Recently I sat in the garden at the Problogger conference enjoying my lunch in the sunshine, when I got up to walk inside I saw Eden sitting underneath a tree. As I approached her she said “a bird just shat in my lunch.” If I hadn’t only met her that weekend I would have replied “of course it did, because you’re Eden Riley and even your lunch is going to be more dramatic than mine!”

I often read Eden’s writing and recognise some of the same commenters who swing by here each day, it is then that I wonder how disappointed they must be by the time they get to the end of my second paragraph. I’m often embarrassed to write about holidays, perfect moments, and stories of love, particularly when I read a post where a friend has been in enormous pain, or is fighting what seems to be an endless and unconquerable battle.

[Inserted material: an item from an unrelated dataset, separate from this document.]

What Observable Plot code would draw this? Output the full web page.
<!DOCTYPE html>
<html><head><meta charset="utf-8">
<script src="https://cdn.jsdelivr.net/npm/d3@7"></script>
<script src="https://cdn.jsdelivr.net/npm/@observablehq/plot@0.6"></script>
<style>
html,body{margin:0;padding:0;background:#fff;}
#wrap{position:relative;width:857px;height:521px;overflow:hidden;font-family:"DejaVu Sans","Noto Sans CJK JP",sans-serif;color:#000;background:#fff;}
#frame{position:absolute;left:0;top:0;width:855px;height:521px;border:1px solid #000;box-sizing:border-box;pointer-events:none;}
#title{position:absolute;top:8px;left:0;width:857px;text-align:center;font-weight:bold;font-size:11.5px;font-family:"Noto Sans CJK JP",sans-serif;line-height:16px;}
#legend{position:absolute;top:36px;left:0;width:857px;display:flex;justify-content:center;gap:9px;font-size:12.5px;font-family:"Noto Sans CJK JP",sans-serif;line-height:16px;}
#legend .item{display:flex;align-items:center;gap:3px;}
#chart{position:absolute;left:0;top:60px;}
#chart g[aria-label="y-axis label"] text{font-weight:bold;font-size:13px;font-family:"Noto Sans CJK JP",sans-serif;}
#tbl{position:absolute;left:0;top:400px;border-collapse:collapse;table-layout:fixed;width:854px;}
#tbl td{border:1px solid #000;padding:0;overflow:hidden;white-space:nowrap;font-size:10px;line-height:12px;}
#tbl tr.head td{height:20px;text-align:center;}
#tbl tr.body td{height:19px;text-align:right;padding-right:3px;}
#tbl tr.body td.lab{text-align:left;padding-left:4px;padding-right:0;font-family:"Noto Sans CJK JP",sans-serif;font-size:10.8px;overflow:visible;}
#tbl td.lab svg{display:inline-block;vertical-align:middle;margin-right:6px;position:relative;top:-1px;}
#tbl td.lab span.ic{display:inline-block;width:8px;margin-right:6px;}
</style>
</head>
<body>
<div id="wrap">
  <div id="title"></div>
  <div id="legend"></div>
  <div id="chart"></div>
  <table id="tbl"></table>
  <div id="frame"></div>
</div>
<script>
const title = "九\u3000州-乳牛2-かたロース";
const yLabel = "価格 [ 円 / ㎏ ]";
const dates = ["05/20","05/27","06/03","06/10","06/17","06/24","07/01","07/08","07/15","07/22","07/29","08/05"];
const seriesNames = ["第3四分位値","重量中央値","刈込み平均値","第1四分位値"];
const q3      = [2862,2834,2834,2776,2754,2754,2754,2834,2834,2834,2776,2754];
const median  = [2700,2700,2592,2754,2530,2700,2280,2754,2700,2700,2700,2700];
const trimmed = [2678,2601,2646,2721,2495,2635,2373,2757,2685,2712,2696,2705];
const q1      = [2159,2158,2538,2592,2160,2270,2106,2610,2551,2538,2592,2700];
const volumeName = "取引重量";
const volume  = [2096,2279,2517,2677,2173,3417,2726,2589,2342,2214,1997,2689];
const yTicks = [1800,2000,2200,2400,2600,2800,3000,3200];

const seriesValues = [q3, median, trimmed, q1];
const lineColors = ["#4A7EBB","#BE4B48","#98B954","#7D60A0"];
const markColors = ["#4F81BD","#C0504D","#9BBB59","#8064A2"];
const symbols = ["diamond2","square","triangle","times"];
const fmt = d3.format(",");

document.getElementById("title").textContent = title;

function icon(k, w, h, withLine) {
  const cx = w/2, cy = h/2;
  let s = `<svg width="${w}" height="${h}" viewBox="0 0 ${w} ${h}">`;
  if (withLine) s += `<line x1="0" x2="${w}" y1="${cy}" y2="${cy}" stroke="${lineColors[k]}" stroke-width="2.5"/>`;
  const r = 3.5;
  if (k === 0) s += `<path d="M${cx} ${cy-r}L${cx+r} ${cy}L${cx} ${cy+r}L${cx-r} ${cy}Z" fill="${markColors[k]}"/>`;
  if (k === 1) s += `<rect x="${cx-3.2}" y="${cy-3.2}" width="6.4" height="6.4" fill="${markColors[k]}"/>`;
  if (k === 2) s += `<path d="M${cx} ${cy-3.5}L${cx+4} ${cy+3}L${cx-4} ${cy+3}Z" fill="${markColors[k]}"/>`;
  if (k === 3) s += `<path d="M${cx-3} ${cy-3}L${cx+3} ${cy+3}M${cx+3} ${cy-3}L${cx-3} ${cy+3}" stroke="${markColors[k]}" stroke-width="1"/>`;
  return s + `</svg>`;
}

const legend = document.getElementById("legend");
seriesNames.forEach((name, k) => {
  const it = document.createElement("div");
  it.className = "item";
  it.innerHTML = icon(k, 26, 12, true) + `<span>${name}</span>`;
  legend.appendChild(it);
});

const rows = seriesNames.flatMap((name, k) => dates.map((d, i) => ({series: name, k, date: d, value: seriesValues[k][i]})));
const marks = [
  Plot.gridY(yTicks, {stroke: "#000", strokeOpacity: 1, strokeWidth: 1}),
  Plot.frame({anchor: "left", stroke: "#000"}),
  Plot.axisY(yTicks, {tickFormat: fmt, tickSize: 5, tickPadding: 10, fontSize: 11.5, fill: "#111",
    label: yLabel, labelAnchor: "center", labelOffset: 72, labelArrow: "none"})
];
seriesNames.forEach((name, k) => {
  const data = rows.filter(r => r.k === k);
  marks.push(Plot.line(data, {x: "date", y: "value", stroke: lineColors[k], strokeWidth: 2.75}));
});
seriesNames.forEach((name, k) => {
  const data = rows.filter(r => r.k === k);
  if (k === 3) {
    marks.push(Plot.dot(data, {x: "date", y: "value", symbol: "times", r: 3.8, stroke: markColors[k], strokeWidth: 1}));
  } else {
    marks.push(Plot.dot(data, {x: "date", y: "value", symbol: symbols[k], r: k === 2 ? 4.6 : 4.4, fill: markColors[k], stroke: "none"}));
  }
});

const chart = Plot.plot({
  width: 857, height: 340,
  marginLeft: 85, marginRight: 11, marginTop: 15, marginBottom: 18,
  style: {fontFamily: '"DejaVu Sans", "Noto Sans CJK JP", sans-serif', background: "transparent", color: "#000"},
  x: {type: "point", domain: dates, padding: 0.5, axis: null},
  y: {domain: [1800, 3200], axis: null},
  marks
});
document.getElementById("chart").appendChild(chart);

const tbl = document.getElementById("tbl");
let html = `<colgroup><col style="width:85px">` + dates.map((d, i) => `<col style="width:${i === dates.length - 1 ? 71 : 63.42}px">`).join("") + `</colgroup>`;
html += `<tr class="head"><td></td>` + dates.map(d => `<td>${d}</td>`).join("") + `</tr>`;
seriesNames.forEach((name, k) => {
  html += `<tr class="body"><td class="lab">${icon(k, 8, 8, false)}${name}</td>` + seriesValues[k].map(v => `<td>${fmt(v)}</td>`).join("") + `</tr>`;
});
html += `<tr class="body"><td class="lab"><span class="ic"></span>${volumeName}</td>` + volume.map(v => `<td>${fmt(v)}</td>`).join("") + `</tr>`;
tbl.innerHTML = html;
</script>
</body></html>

Obviously, with a sex beast of a partner *he prefers that to ‘loving’*, beautiful kids and a beach house, my life is just one big ray of sunshine. Right? Of course it’s not. And you know that it’s not because you have your shitty days as well. Even the most vanilla of us with the seemingly perfect life, has the crappiest of days. My shitty days do not involve rehab or grief (yet), but they still involve tears, frustration, loneliness and heartbreak. I might not be wrestling the black dog, but I have days where a dark grey cloud hovers above my head and no amount of comfort food, or wine will make it go away. I have times where I drink too much, eat too much, say too much, all of which result in me wallowing in shame, hating my big fat mouth on my big fat face. On a recent holiday to Annecy in France, G and I were out “enjoying” a romantic dinner for two which resulted in one of our more spectacular disagreements. I was furious, he was clueless. It didn’t really translate over Instagram, and it wasn’t noteworthy enough to blog about, but I did walk the streets of one of France’s most romantic cities with tears streaming down my face. We went to bed in silence, G too frightened to speak and me too angry to answer. I laughed about it for the first time recently when G cautiously said  “I still have no idea what I said that night.”

When Kerri Sackville was busy reinventing her career she was working her arse off to keep it all afloat. Blog post after blog post, stolen moments to write another chapter, appointments with agents, negotiations with publishers. All the while she had shit going on behind the scenes that only a few were privy to. We all have our own shit going on, and those of us who don’t, wait in fear knowing it’s coming our way. We can’t compare who’s doing it harder, what felt tougher and who got luckier.

But that’s easy for me to say, I live in a world of sunshine and unicorns.